Jika kamu memusuhi orang yang berbeda Agama dengan kmau, berarti yang kmau
pertuhankan itu bukan Allah, tapi Agama. Jika kmau menjauhi orang yang
melanggar moral, berarti yang kmau pertuhankan bukan Allah, tapi moral.
Pertuhankan Allah, bukan yang lainnya. Dan pembuktian bahwa kamu mempertuhankan
Allah, kamu harus menerima semua makhluk
karena begitulah Allah”
Gagasan yang
Beliau paparkan dimuka publik, sebenarnya, merupakan sebuah pesan sebagai upaya
untuk menghormati berbagai perbedaan yang ada, dan Ia beranggapan bahwa
Indonesia memang ditakdirkan untuk menjadi sebuah Bangsa yang tumbuh dan
berdikari di atas semua golongan. Maka, inilah alasan mengapa penulis
menyantumkan gagasan beliau dalam tulisan ini.
Sebagai Bapak
Pluralis bangsa, Beliau sangat begitu menghormati jalannya keberagaman dan
menjunjung tinggi asas persamaan. Sehingga kala itu, banyak masyarakat
Nusantara yang begitu bangga dengan gagasan-gagasan beliau. Tidak sekali,
beliau tertangkap media yang memberitakan kisahnya dalam menjalin hubungan
(tidak hanya bidang politik) dengan pemuka lintas Agama. Dan semenjak beliau
diberikan amanat untuk memimpin Nusantara, hampir tidak ada peperangan antar
ras atau Agama.
Dan seandainya
(berandai) Guru Bangsa tersebut masih ada hingga sekarang, dapat dipastikan
Indonesia akan minim dengan perselisihan antar suku, kepercayaan, dan budaya. Bagaimana
tidak, Gus Dur, yang pernah menjadi Ketua Umum PKB, meminta kepada
kader-kadernya untuk menerbar rasa tenggang rasa. Dan oleh NU pun, untuk
bersikap moderat atau toleran terhadap perbedaan, khsusunya agama. Dengan
demikian, toleransi adalah upaya serta langkah demi terwujudnya Indonesia yang
kuat.
Gagasan-gagasan
Gus Dur sampai sekarang masih terjaga (banyak yang mengikuti gaya Ia berfikir)

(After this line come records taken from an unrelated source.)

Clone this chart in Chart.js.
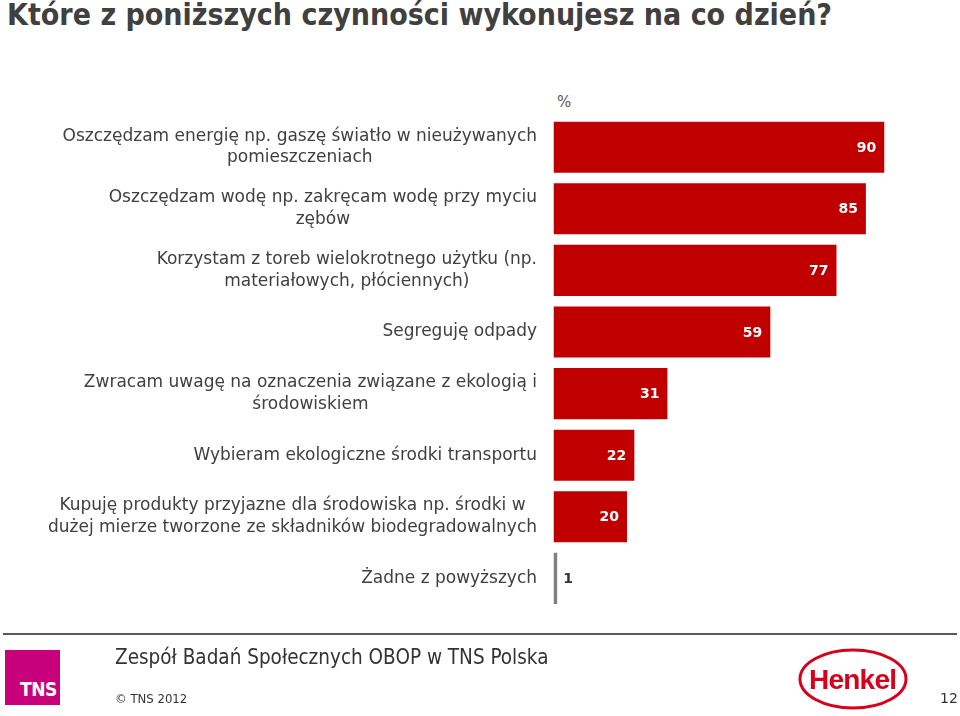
<!DOCTYPE html>
<html><head><meta charset="utf-8">
<script src="https://cdn.jsdelivr.net/npm/chart.js@4.4.0/dist/chart.umd.min.js"></script>
<style>
html,body{margin:0;padding:0;background:#fff;}
body{width:960px;height:716px;position:relative;overflow:hidden;font-family:"DejaVu Sans",sans-serif;}
#c{position:absolute;left:0;top:0;}
.t{position:absolute;white-space:nowrap;}
</style></head><body>
<div class="t" style="left:7px;top:-3px;font-family:'DejaVu Sans Condensed','DejaVu Sans';font-weight:bold;font-size:30px;color:#404040;">Które z poniższych czynności wykonujesz na co dzień?</div>
<div class="t" style="left:557px;top:93px;font-size:15px;color:#595959;">%</div>
<canvas id="c" width="960" height="716"></canvas>
<div style="position:absolute;left:3px;top:633px;width:954px;height:2px;background:#595959;"></div>
<div style="position:absolute;left:5px;top:650px;width:55px;height:55px;background:#C8007A;"></div>
<div class="t" style="left:20px;top:678px;font-family:'DejaVu Sans Condensed';font-weight:bold;font-size:19px;color:#fff;letter-spacing:-0.5px;">TNS</div>
<div class="t" style="left:115px;top:645px;font-family:'DejaVu Sans Condensed','DejaVu Sans';font-size:20.5px;color:#333;">Zespół Badań Społecznych OBOP w TNS Polska</div>
<div class="t" style="left:115px;top:691px;font-family:'DejaVu Sans Condensed','DejaVu Sans';font-size:13px;color:#333;">© TNS 2012</div>
<div class="t" style="left:940px;top:690px;font-size:14px;color:#333;">12</div>
<svg style="position:absolute;left:796px;top:646px;" width="116" height="66">
<ellipse cx="57" cy="33" rx="53" ry="29" fill="none" stroke="#D8001C" stroke-width="3"/>
<text x="57" y="43" text-anchor="middle" font-family="Liberation Sans" font-weight="bold" font-size="28" fill="#D8001C" textLength="88">Henkel</text>
</svg>
<script>
const categories = [
  ["Oszczędzam energię np. gaszę światło w nieużywanych", "pomieszczeniach"],
  ["Oszczędzam wodę np. zakręcam wodę przy myciu", "zębów"],
  ["Korzystam z toreb wielokrotnego użytku (np.", "materiałowych, płóciennych)"],
  ["Segreguję odpady"],
  ["Zwracam uwagę na oznaczenia związane z ekologią i", "środowiskiem"],
  ["Wybieram ekologiczne środki transportu"],
  ["Kupuję produkty przyjazne dla środowiska np. środki w", "dużej mierze tworzone ze składników biodegradowalnych"],
  ["Żadne z powyższych"]
];
const values = [90, 85, 77, 59, 31, 22, 20, 1];
const barColors = ["#C00000","#C00000","#C00000","#C00000","#C00000","#C00000","#C00000","#808080"];

const labelPlugin = {
  id: 'customLabels',
  afterDatasetsDraw(chart) {
    const ctx = chart.ctx;
    const yScale = chart.scales.y;
    ctx.save();
    ctx.font = '17px "DejaVu Sans"';
    ctx.fillStyle = '#404040';
    ctx.textAlign = 'center';
    ctx.textBaseline = 'middle';
    const rightEdge = 537;
    const lh = 21.5;
    categories.forEach((lines, i) => {
      const yc = yScale.getPixelForValue(i);
      let maxW = 0;
      lines.forEach(l => { maxW = Math.max(maxW, ctx.measureText(l).width); });
      const cx = rightEdge - maxW / 2;
      const y0 = yc - (lines.length - 1) * lh / 2;
      lines.forEach((l, j) => ctx.fillText(l, cx, y0 + j * lh));
    });
    const meta = chart.getDatasetMeta(0);
    ctx.font = 'bold 14px "DejaVu Sans"';
    meta.data.forEach((bar, i) => {
      const v = values[i];
      if (v < 5) {
        ctx.fillStyle = '#333';
        ctx.textAlign = 'left';
        ctx.fillText(String(v), bar.x + 6, bar.y + 1);
      } else {
        ctx.fillStyle = '#fff';
        ctx.textAlign = 'right';
        ctx.fillText(String(v), bar.x - 8, bar.y + 1);
      }
    });
    ctx.restore();
  }
};

new Chart(document.getElementById('c'), {
  type: 'bar',
  data: {
    labels: categories,
    datasets: [{ data: values, backgroundColor: barColors, borderWidth: 0,
      categoryPercentage: 1, barPercentage: 0.83 }]
  },
  options: {
    indexAxis: 'y',
    responsive: false,
    animation: false,
    layout: { padding: { left: 553.5, right: 39, top: 116.4, bottom: 106.8 } },
    plugins: { legend: { display: false }, tooltip: { enabled: false } },
    scales: {
      x: { display: false, min: 0, max: 100 },
      y: { display: false }
    }
  },
  plugins: [labelPlugin]
});
</script>
</body></html>
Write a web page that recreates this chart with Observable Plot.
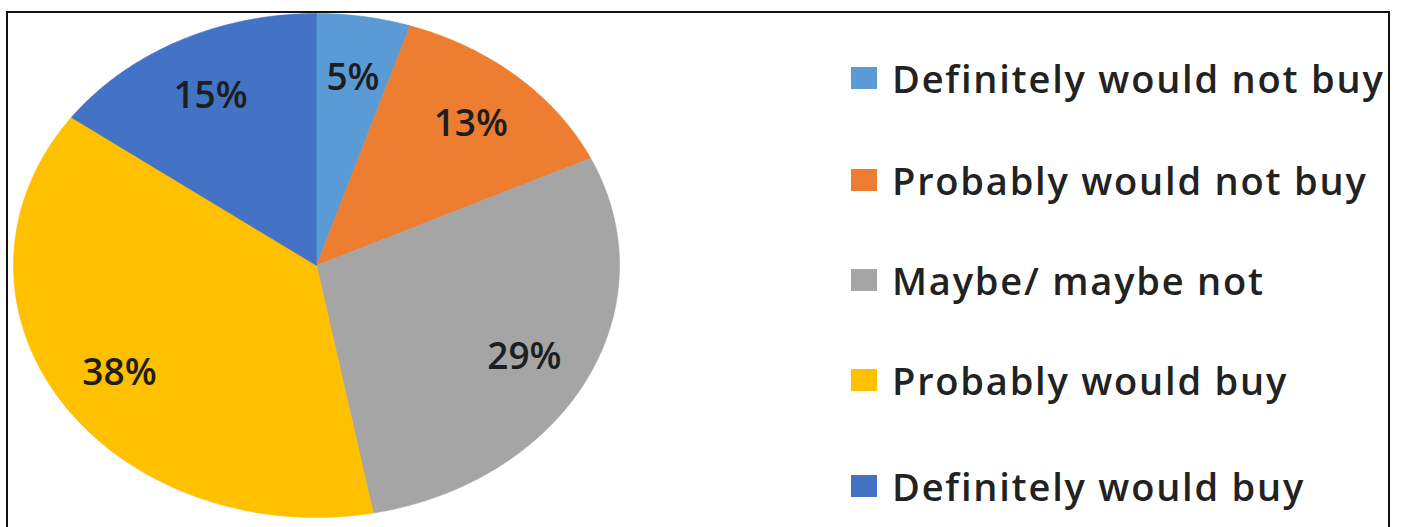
<!DOCTYPE html>
<html>
<head>
<meta charset="utf-8">
<script src="https://cdn.jsdelivr.net/npm/d3@7"></script>
<script src="https://cdn.jsdelivr.net/npm/@observablehq/plot@0.6"></script>
<style>
  html, body { margin: 0; padding: 0; width: 1402px; height: 527px; overflow: hidden; background: #fff; }
  #frame { position: absolute; left: 6px; top: 11px; width: 1384px; height: 600px; border: 2px solid #111; box-sizing: border-box; }
  #pie { position: absolute; left: 0; top: 0; }
  #legend { position: absolute; left: 851px; top: 0; font-family: "Open Sans", sans-serif; font-size: 38px; font-weight: 600; letter-spacing: 1.8px; color: #222; }
  .item { position: absolute; left: 0; white-space: nowrap; display: flex; align-items: center; height: 40px; }
  .sw { width: 26px; height: 22px; margin-right: 15px; }
</style>
</head>
<body>
<div id="frame"></div>
<div id="pie"></div>
<div id="legend"></div>
<script>
const categories = ["Definitely would not buy", "Probably would not buy", "Maybe/ maybe not", "Probably would buy", "Definitely would buy"];
const values = [5, 13, 29, 38, 15];
const labels = ["5%", "13%", "29%", "38%", "15%"];
const colors = ["#5B9BD5", "#ED7D31", "#A5A5A5", "#FFC000", "#4472C4"];

const slices = categories.map((c, i) => ({category: c, value: values[i], label: labels[i]}));
const arcs = d3.pie().sort(null).value(d => d.value)(slices);

// polygon points in unit-circle space (angle 0 at top, clockwise)
const pts = [];
for (const a of arcs) {
  const n = Math.max(2, Math.ceil((a.endAngle - a.startAngle) / 0.01));
  pts.push({category: a.data.category, u: 0, v: 0});
  for (let k = 0; k <= n; k++) {
    const t = a.startAngle + (a.endAngle - a.startAngle) * k / n;
    pts.push({category: a.data.category, u: Math.sin(t), v: Math.cos(t)});
  }
  pts.push({category: a.data.category, u: 0, v: 0});
}
const labelPts = arcs.map(a => {
  const m = (a.startAngle + a.endAngle) / 2;
  return {label: a.data.label, u: 0.77 * Math.sin(m), v: 0.77 * Math.cos(m)};
});

const chart = Plot.plot({
  width: 640,
  height: 527,
  margin: 0,
  style: {background: "transparent", overflow: "visible"},
  x: {domain: [-1, 1], range: [13, 619], axis: null},
  y: {domain: [-1, 1], range: [517, 13], axis: null},
  color: {domain: categories, range: colors},
  marks: [
    Plot.line(pts, {x: "u", y: "v", z: "category", fill: "category", stroke: "category", strokeWidth: 0.6, curve: "linear"}),
    Plot.text(labelPts, {x: "u", y: "v", dy: 4, text: "label", fontSize: 37, fontWeight: 600, fill: "#1e1e1e", fontFamily: "Open Sans, sans-serif", style: {letterSpacing: "1.3px"}})
  ]
});
document.getElementById("pie").appendChild(chart);

const rowY = [78, 180, 280, 380, 486];
const leg = d3.select("#legend");
categories.forEach((c, i) => {
  const it = leg.append("div").attr("class", "item").style("top", (rowY[i] - 20) + "px");
  it.append("div").attr("class", "sw").style("background", colors[i]);
  it.append("span").text(c);
});
</script>
</body>
</html>
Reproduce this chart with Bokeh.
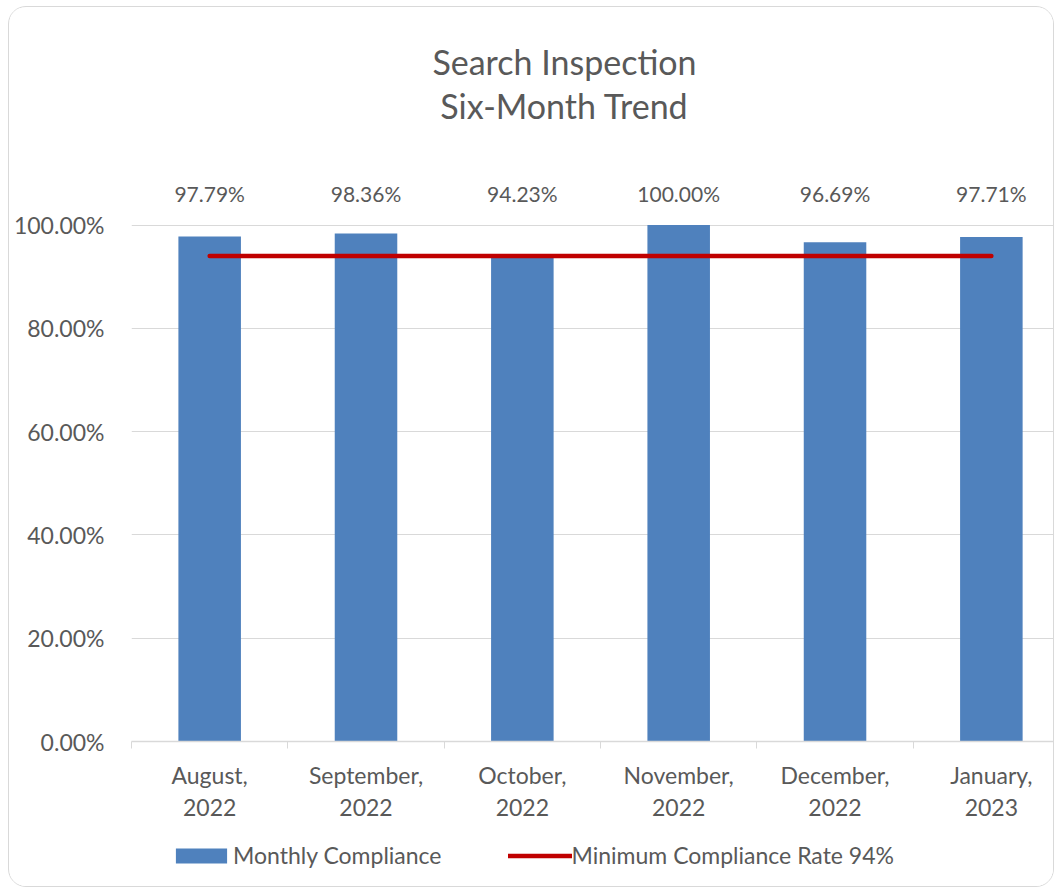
from bokeh.plotting import figure
from bokeh.layouts import column
from bokeh.models import (ColumnDataSource, Range1d, FixedTicker, NumeralTickFormatter,
                          LabelSet, Label, Legend, LegendItem)
from bokeh.embed import file_html
from bokeh.resources import INLINE
from bokeh.core.properties import value

# ---- data ----
months = ["August,\n2022", "September,\n2022", "October,\n2022",
          "November,\n2022", "December,\n2022", "January,\n2023"]
compliance = [0.9779, 0.9836, 0.9423, 1.0000, 0.9669, 0.9771]
minimum_rate = [0.94, 0.94, 0.94, 0.94, 0.94, 0.94]
y_ticks = [0.0, 0.2, 0.4, 0.6, 0.8, 1.0]
title_lines = ["Search Inspection", "Six-Month Trend"]
legend_labels = ["Monthly Compliance", "Minimum Compliance Rate 94%"]

FONT = "Lato"
TEXT = "#595959"
GRID = "#d9d9d9"
BAR = "#4F81BD"
RED = "#C00000"

# layout (pixels)
FRAME_W, FRAME_H = 922, 732
CAT_PX = 156          # width of one category
UNIT_PX = 515         # pixels for 0..100%

x = [i + 0.5 for i in range(len(months))]
labels = [f"{v:.2%}" for v in compliance]
src = ColumnDataSource(dict(x=x, top=compliance, minimum=minimum_rate, label=labels))

p = figure(frame_width=FRAME_W, frame_height=FRAME_H, output_backend="svg",
           toolbar_location=None,
           x_range=Range1d(0, FRAME_W / CAT_PX), y_range=Range1d(0, FRAME_H / UNIT_PX),
           min_border_left=122, min_border_right=0, min_border_top=0,
           min_border_bottom=147)
p.outline_line_color = None
p.background_fill_color = "white"
p.border_fill_color = "white"
p.styles = {"border": "1px solid #d9d9d9", "border-radius": "18px",
            "margin-left": "8px", "margin-top": "6px", "overflow": "hidden"}

bars = p.vbar(x="x", top="top", width=0.4, source=src, fill_color=BAR, line_color=None)
line = p.line(x="x", y="minimum", source=src, line_color=RED, line_width=4.5,
              line_cap="round")

# x axis
xa = p.xaxis[0]
xa.ticker = FixedTicker(ticks=x, minor_ticks=list(range(len(months) + 1)))
xa.major_label_overrides = {xi: m for xi, m in zip(x, months)}
xa.major_tick_line_color = None
xa.major_tick_out = 0
xa.major_tick_in = 0
xa.minor_tick_line_color = GRID
xa.minor_tick_out = 7
xa.minor_tick_in = 0
xa.axis_line_color = GRID
xa.axis_line_width = 1.5
xa.major_label_text_font = FONT
xa.major_label_text_font_size = "23px"
xa.major_label_text_color = TEXT
xa.major_label_standoff = 12
xa.major_label_text_line_height = 1.15

# y axis
ya = p.yaxis[0]
ya.ticker = FixedTicker(ticks=y_ticks)
ya.formatter = NumeralTickFormatter(format="0.00%")
ya.axis_line_color = None
ya.major_tick_line_color = None
ya.minor_tick_line_color = None
ya.major_tick_out = 0
ya.major_tick_in = 0
ya.major_label_standoff = 27
ya.major_label_text_font = FONT
ya.major_label_text_font_size = "23px"
ya.major_label_text_color = TEXT

p.xgrid.grid_line_color = None
p.ygrid.grid_line_color = GRID
p.ygrid.grid_line_width = 1

# data labels (fixed row above the bars)
p.add_layout(LabelSet(x="x", y=(741 - 194) / UNIT_PX, text="label", source=src,
                      text_align="center", text_baseline="middle",
                      text_font=value(FONT), text_font_size="21px", text_color=TEXT))

# title
for line_text, cy in zip(title_lines, [61, 105]):
    p.add_layout(Label(x=564 - 131, y=741 - cy, x_units="screen", y_units="screen",
                       text=line_text, text_align="center", text_baseline="middle",
                       text_font=FONT, text_font_size="34px", text_color=TEXT))

# legend strip (overlaid on the bottom of the chart box); its ranges keep the
# series themselves out of view so only the legend entries show
lg = figure(width=900, height=40, output_backend="svg", toolbar_location=None,
            x_axis_type=None, y_axis_type=None,
            x_range=Range1d(-100, -99), y_range=Range1d(-100, -99),
            min_border_left=0, min_border_right=0, min_border_top=0, min_border_bottom=0)
lg.outline_line_color = None
lg.background_fill_alpha = 0
lg.border_fill_alpha = 0
lg.styles = {"margin-top": "-52px", "margin-left": "47px"}
lg_bar = lg.vbar(x="x", top="top", width=0.4, source=src, fill_color=BAR, line_color=None)
lg_line = lg.line(x="x", y="minimum", source=src, line_color=RED, line_width=4.5,
                  line_cap="round")
legend = Legend(items=[LegendItem(label=legend_labels[0], renderers=[lg_bar]),
                       LegendItem(label=legend_labels[1], renderers=[lg_line])],
                orientation="horizontal", location="center_left", padding=0, margin=0,
                spacing=66, label_standoff=0, glyph_width=64, glyph_height=19,
                label_text_font=FONT, label_text_font_size="23px",
                label_text_color=TEXT, border_line_color=None,
                background_fill_alpha=0)
lg.add_layout(legend)

layout = column(p, lg, spacing=0)
open("out.html", "w").write(file_html(layout, INLINE))
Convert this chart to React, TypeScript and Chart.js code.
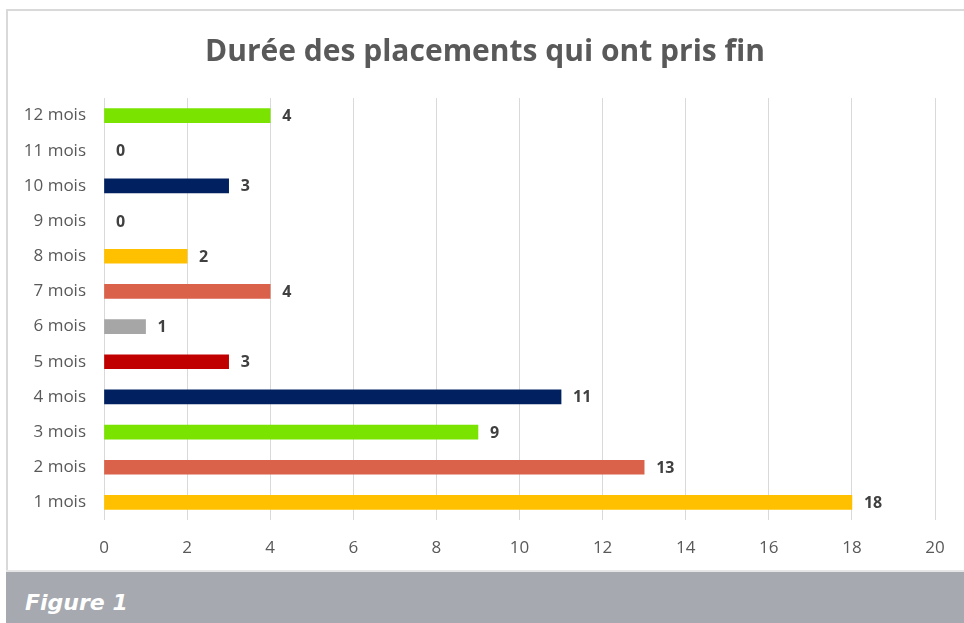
import React, { useEffect, useRef } from "react";
import { Chart, registerables } from "chart.js";

Chart.register(...registerables);

const TITLE = "Durée des placements qui ont pris fin";
const FOOTER = "Figure 1";
const categories = ["1 mois", "2 mois", "3 mois", "4 mois", "5 mois", "6 mois", "7 mois", "8 mois", "9 mois", "10 mois", "11 mois", "12 mois"];
const values = [18, 13, 9, 11, 3, 1, 4, 2, 0, 3, 0, 4];
const barColors = ["#FFC000", "#DA614A", "#7AE300", "#002060", "#C00000", "#A6A6A6", "#DA614A", "#FFC000", "#FFC000", "#002060", "#DA614A", "#7AE300"];
const xMin = 0;
const xMax = 20;
const xStep = 2;

const FONT = "'Open Sans', 'Noto Sans', sans-serif";

const valueLabels = {
  id: "valueLabels",
  afterDatasetsDraw(chart: any) {
    const { ctx } = chart;
    const meta = chart.getDatasetMeta(0);
    const xScale = chart.scales.x;
    ctx.save();
    ctx.font = `bold 16px ${FONT}`;
    ctx.fillStyle = "#404040";
    ctx.textAlign = "left";
    ctx.textBaseline = "middle";
    meta.data.forEach((bar: any, i: number) => {
      const v = values[i];
      const x = xScale.getPixelForValue(v) + 12;
      ctx.fillText(String(v), x, bar.y + 1);
    });
    ctx.restore();
  },
};

const centeredTitle = {
  id: "centeredTitle",
  afterDraw(chart: any) {
    const { ctx, width } = chart;
    ctx.save();
    ctx.font = `bold 30px ${FONT}`;
    ctx.fillStyle = "#595959";
    ctx.textAlign = "center";
    ctx.textBaseline = "middle";
    ctx.fillText(TITLE, width / 2, 43);
    ctx.restore();
  },
};

export default function App() {
  const ref = useRef<HTMLCanvasElement | null>(null);
  useEffect(() => {
    if (!ref.current) return;
    const chart = new Chart(ref.current, {
      type: "bar",
      data: {
        labels: categories,
        datasets: [
          {
            data: values,
            backgroundColor: values.map((v, i) => (v === 0 ? "rgba(0,0,0,0)" : barColors[i])),
            borderWidth: 0,
            barThickness: 14,
          },
        ],
      },
      options: {
        indexAxis: "y",
        animation: false,
        responsive: false,
        maintainAspectRatio: false,
        layout: { padding: { left: 0, right: 29, top: 89, bottom: 0 } },
        plugins: {
          legend: { display: false },
          tooltip: { enabled: false },
          title: { display: false },
        },
        scales: {
          x: {
            min: xMin,
            max: xMax,
            ticks: {
              stepSize: xStep,
              color: "#595959",
              font: { family: FONT, size: 17 },
              padding: 18,
            },
            grid: { color: "#D9D9D9", drawTicks: false, lineWidth: 1 },
            border: { display: false },
            afterFit(scale: any) {
              scale.height = 51;
            },
          },
          y: {
            reverse: true,
            ticks: {
              color: "#595959",
              font: { family: FONT, size: 17 },
              padding: 18,
            },
            grid: { display: false, drawTicks: false },
            border: { display: false },
            afterFit(scale: any) {
              scale.width = 98;
            },
          },
        },
      },
      plugins: [valueLabels, centeredTitle],
    });
    return () => chart.destroy();
  }, []);

  return (
    <div style={{ position: "absolute", left: 0, top: 0, width: 964, height: 623, background: "#fff", overflow: "hidden" }}>
      <div
        style={{
          position: "absolute",
          left: 6,
          top: 9,
          width: 958,
          height: 562,
          borderTop: "2px solid #D9D9D9",
          borderLeft: "2px solid #D9D9D9",
          boxSizing: "border-box",
        }}
      />
      <canvas ref={ref} width={958} height={562} style={{ position: "absolute", left: 6, top: 9, width: 958, height: 562 }} />
      <div style={{ position: "absolute", left: 6, top: 570, width: 958, height: 2, background: "#E6E6E6" }} />
      <div
        style={{
          position: "absolute",
          left: 6,
          top: 572,
          width: 958,
          height: 51,
          background: "#A6A9B0",
        }}
      >
        <span
          style={{
            position: "absolute",
            left: 19,
            top: 18,
            color: "#fff",
            fontFamily: "'DejaVu Sans', Verdana, sans-serif",
            fontWeight: "bold",
            fontStyle: "italic",
            fontSize: 22,
            lineHeight: "26px",
          }}
        >
          {FOOTER}
        </span>
      </div>
    </div>
  );
}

oleh sebagian kelompok. Dan pada intinya, ide-ide Beliau diikuti tidak lain dan
tidak bukan untuk merawat NKRI. Jadi, akan tetap utuh Bangsa ini jika (kita)
sebagai kelompok mayoritas menunjukan rasa tenggang rasa atau toleransi kepada
sebagian kelompok yang lain, mereka hidup berdampingan dan dengan berbeda cara
dalam memerdekakan dirinya untuk keutuhan Nusantara.